Angles show up everywhere — in the tilt of a roof, the arc of a thrown ball, the rotation of a camera lens, the slice of a pie chart. But depending on who you're talking to or what tool you're using, angles get expressed in completely different units. A mathematician might hand you radians. A surveyor gives you gradians. Your protractor thinks in degrees. And if you're mixing sources, it's easy to make errors that compound fast.
The Radian Trap People Fall Into
Ever wonder why so many student physics assignments come back with completely wrong answers even though the student "used the right formula"? A huge percentage of those errors trace back to one thing: mixing up radian mode and degree mode on the calculator.
Say you're computing the horizontal range of a projectile launched at 45°. The formula involves sin(2θ).
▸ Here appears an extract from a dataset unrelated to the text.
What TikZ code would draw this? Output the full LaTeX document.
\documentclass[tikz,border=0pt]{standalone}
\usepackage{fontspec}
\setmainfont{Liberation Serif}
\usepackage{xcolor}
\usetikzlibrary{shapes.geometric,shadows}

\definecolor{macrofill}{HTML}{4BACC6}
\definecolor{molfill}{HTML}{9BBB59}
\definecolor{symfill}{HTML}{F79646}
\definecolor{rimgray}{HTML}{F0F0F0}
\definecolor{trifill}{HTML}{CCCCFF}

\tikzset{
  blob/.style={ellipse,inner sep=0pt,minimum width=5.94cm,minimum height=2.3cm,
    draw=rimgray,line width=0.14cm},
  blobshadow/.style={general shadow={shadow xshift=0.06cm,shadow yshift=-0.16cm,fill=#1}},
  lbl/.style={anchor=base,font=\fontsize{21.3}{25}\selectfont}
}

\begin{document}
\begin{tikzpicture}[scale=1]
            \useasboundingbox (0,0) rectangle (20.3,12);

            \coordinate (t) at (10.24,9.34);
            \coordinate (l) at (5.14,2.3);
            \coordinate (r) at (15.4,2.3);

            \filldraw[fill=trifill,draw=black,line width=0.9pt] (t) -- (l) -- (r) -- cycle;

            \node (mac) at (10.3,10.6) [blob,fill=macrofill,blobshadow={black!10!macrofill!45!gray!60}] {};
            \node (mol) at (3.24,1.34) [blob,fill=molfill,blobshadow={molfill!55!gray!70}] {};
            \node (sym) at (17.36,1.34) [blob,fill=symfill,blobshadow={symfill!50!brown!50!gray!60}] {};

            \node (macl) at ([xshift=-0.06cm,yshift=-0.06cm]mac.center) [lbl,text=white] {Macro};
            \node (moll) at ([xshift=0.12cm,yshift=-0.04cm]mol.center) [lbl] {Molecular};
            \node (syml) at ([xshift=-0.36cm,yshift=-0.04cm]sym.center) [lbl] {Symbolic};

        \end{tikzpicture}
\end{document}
Punch in sin(90) on a calculator in degree mode and you get 1. Punch in sin(90) in radian mode and you get 0.894. Those are very different numbers. If your calculator is set wrong, your answer is wrong — and it might not be obvious until the numbers just don't make sense.
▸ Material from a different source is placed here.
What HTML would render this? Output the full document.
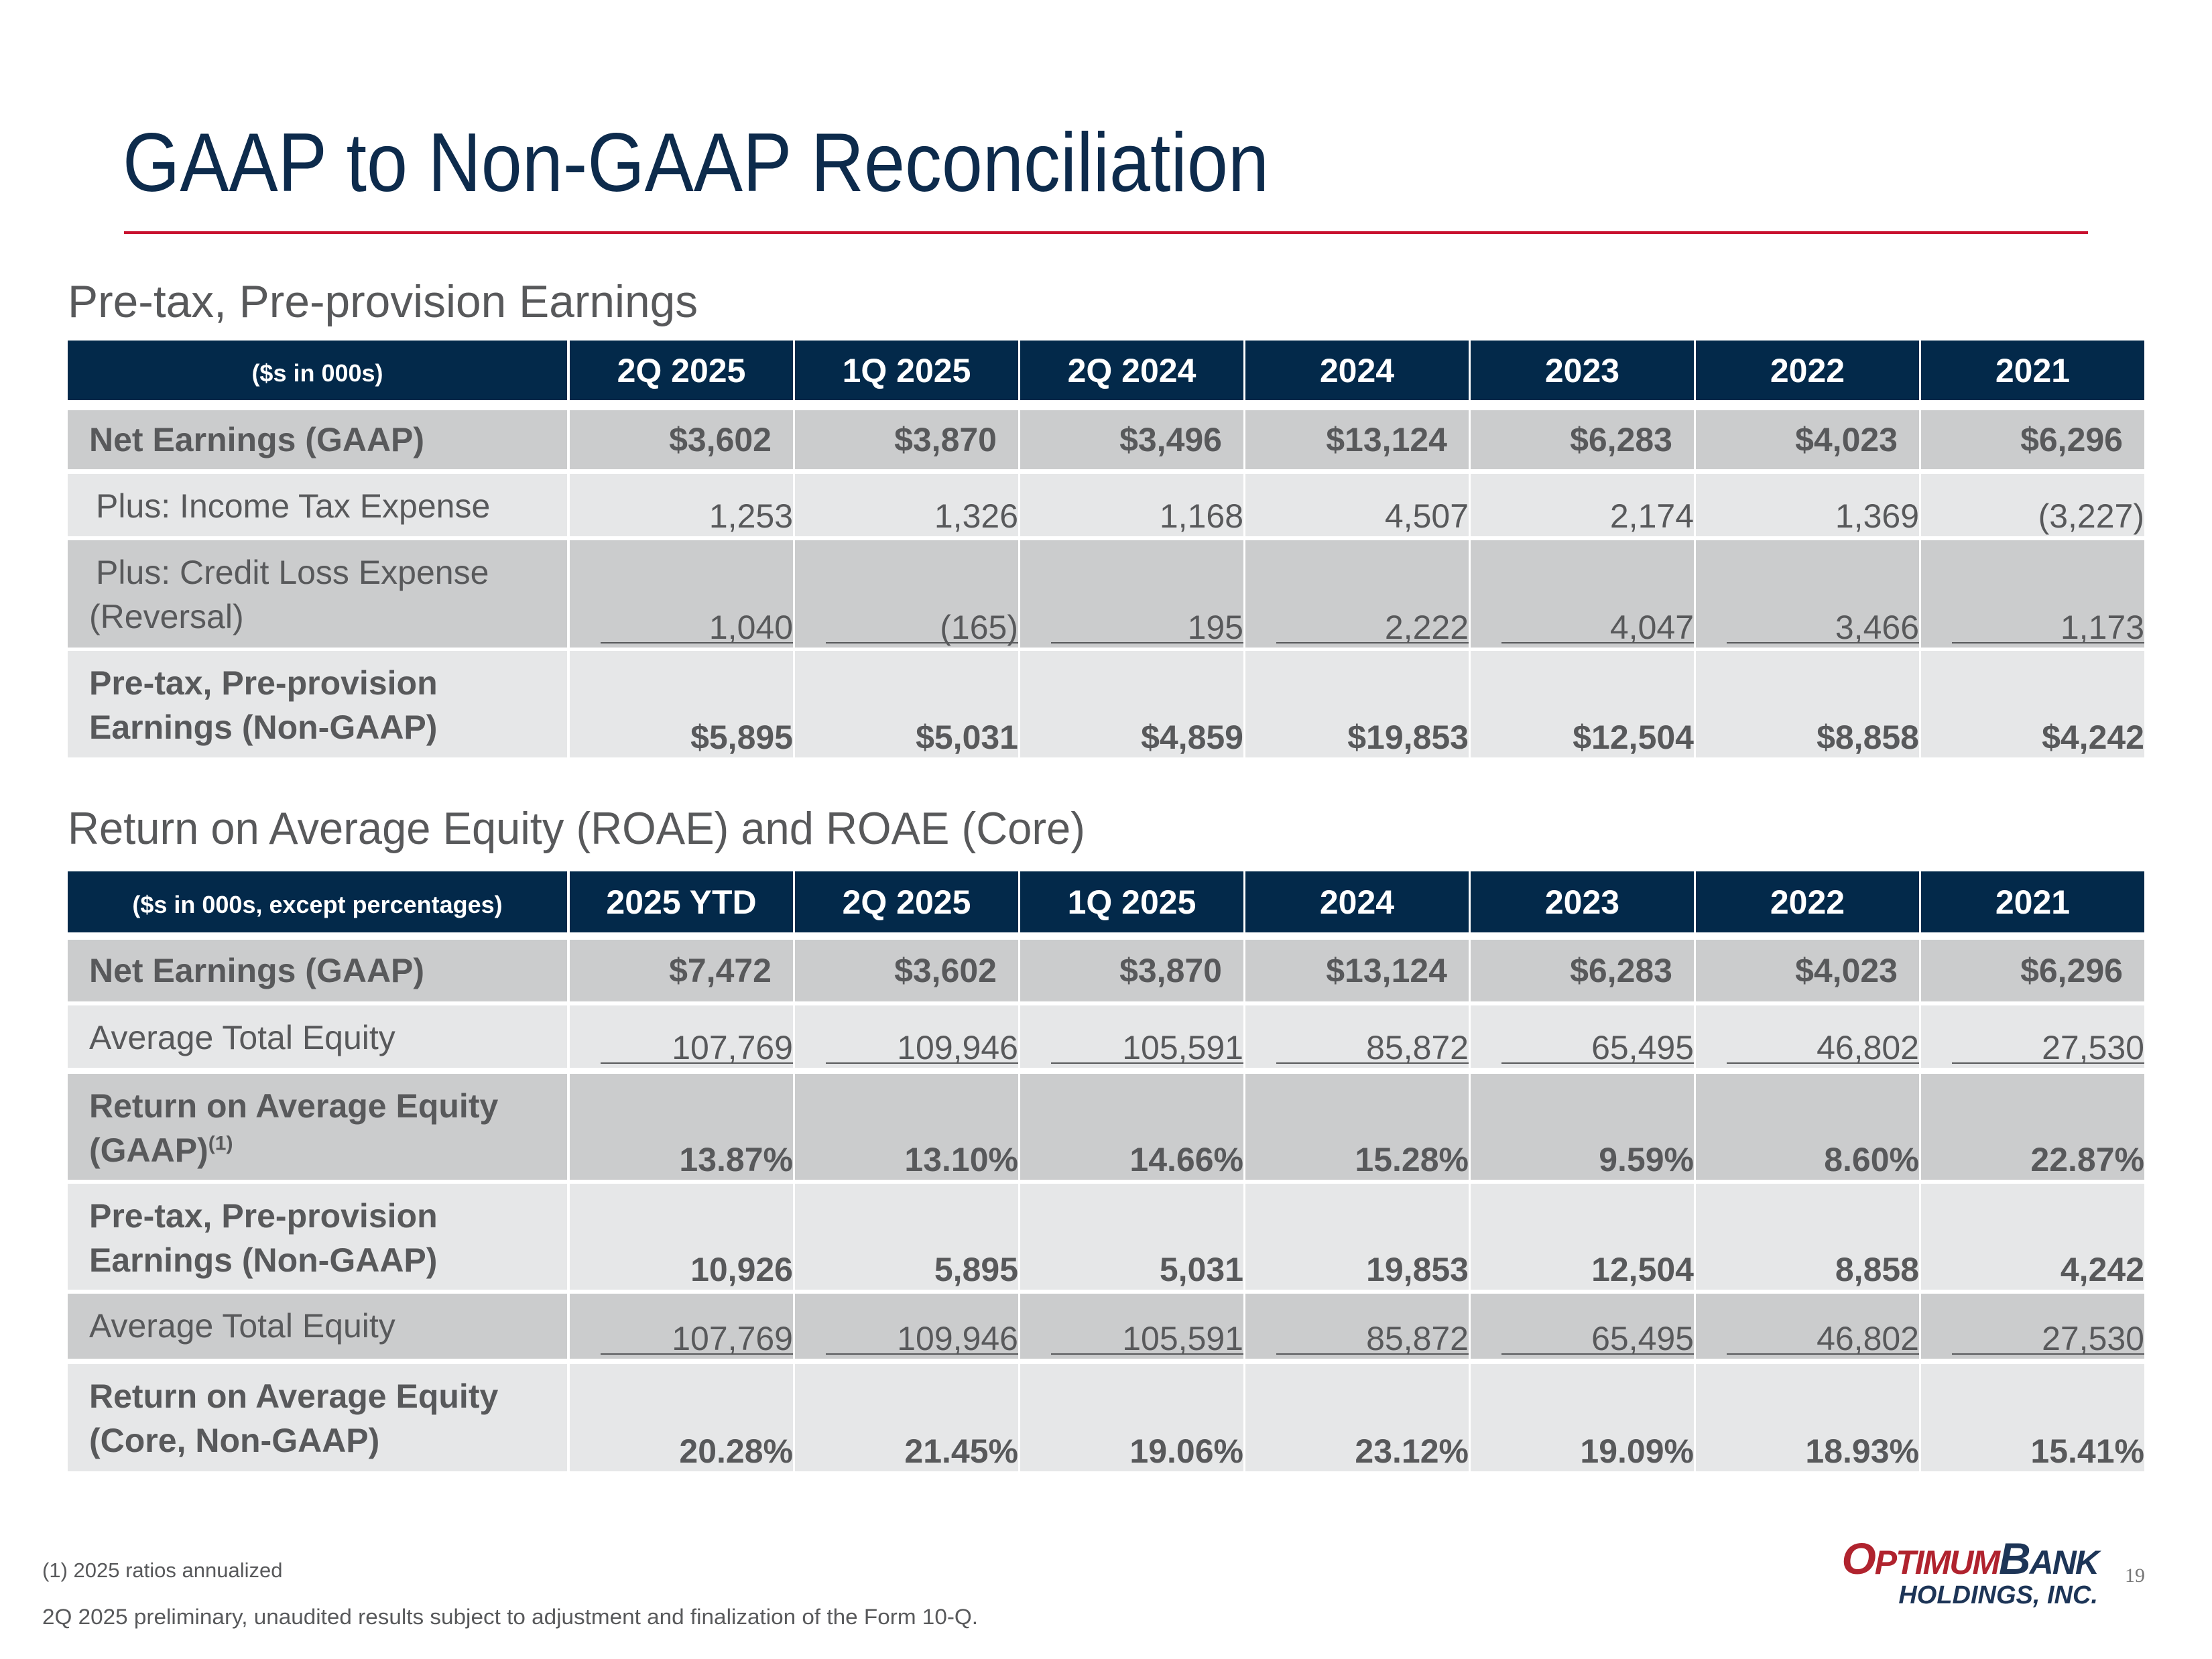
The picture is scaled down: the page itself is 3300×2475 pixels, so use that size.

The fix is simple: always check your calculator mode before starting a problem. And if you're writing code, check whether the trig functions expect radians (they almost always do). Python's math.sin() function, for example, takes radians. If you pass it 45 thinking it's degrees, it calculates the sine of 45 radians, not 45°. The result is -0.8509 instead of 0.7071. Sound familiar? It happens constantly.
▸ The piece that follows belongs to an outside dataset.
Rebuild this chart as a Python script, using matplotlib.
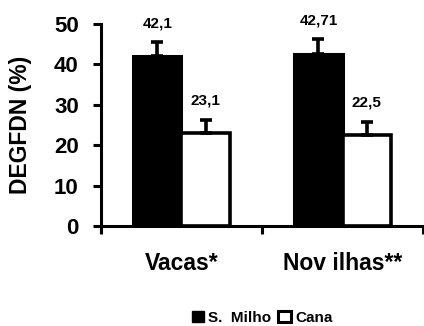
import matplotlib.pyplot as plt
from matplotlib.patches import Patch
import numpy as np

plt.rcParams['font.family'] = ['Liberation Sans', 'DejaVu Sans']
plt.rcParams['font.weight'] = 'bold'

categories = ["Vacas*", "Nov ilhas**"]
milho = [42.1, 42.71]
cana = [23.1, 22.5]
milho_err = [3.5, 3.5]
cana_err = [3.2, 3.2]
milho_labels = ["42,1", "42,71"]
cana_labels = ["23,1", "22,5"]

fig = plt.figure(figsize=(4.24, 3.26), dpi=100)
ax = fig.add_axes([0.238, 0.307, 0.76, 0.619])

x = np.arange(1, len(categories) + 1)
w = 0.30
ax.bar(x - w / 2, milho, w, color="black", edgecolor="black", linewidth=2.2)
ax.bar(x + w / 2, cana, w, color="white", edgecolor="black", linewidth=2.6)
ax.errorbar(x - w / 2, milho, yerr=[np.zeros(2), milho_err], fmt="none",
            ecolor="black", elinewidth=2.6, capsize=4, capthick=2.6)
ax.errorbar(x + w / 2, cana, yerr=[np.zeros(2), cana_err], fmt="none",
            ecolor="black", elinewidth=2.6, capsize=4, capthick=2.6)

# value labels above the error bars
for xi, v, e, t in zip(x - w / 2, milho, milho_err, milho_labels):
    ax.text(xi, v + e + 4.6, t, ha="center", va="center", fontsize=11, fontweight="bold")
for xi, v, e, t in zip(x + w / 2, cana, cana_err, cana_labels):
    ax.text(xi, v + e + 4.8, t, ha="center", va="center", fontsize=11, fontweight="bold")

ax.set_xlim(0.5, 2.5)
ax.set_ylim(0, 50)
ax.set_yticks([0, 10, 20, 30, 40, 50])
ax.set_xticks([0.5, 1.5, 2.5])
ax.set_xticklabels([])
ax.set_xticks(x, minor=True)
ax.set_xticklabels(categories, minor=True, fontsize=16.5, fontweight="bold")
ax.tick_params(axis="x", which="minor", length=0, pad=19)
ax.tick_params(axis="x", which="major", length=6, width=2.2, direction="out")
ax.tick_params(axis="y", length=6, width=2.2, direction="out", labelsize=16, pad=10)
for lbl in ax.get_yticklabels():
    lbl.set_fontweight("bold")

ax.set_ylabel("DEGFDN (%)", fontsize=16.5, fontweight="bold")
ax.yaxis.set_label_coords(-0.214, 0.5)
for side in ["top", "right"]:
    ax.spines[side].set_visible(False)
for side in ["left", "bottom"]:
    ax.spines[side].set_linewidth(2.2)

handles = [Patch(facecolor="black", edgecolor="black", label="S.  Milho"),
           Patch(facecolor="white", edgecolor="black", linewidth=2.2, label="Cana")]
fig.legend(handles=handles, loc="center", bbox_to_anchor=(0.618, 0.025), ncol=2,
           frameon=False, handlelength=0.8, handleheight=0.8,
           handletextpad=0.3, columnspacing=0.45, prop={"weight": "bold", "size": 11})

fig.savefig("out.png", dpi=100)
Angles in Navigation and Compass Bearings
Navigation adds another wrinkle: compass bearings. These are expressed in degrees from 0 to 360, measured clockwise from north. But standard mathematical angles measure counterclockwise from the positive x-axis (east). So a bearing of 90° (due east in navigation) corresponds to a mathematical angle of 0°. A bearing of 0° (north) is a mathematical angle of 90°.
The conversion formula is: mathematical angle = 90° − bearing. Or if the bearing is greater than 90°: mathematical angle = 450° − bearing, keeping the result in the 0–360 range. This matters if you're writing any code that blends navigation data with trigonometry. Forgetting this flip is the kind of subtle bug that makes your ship plot due south when it should be heading northeast.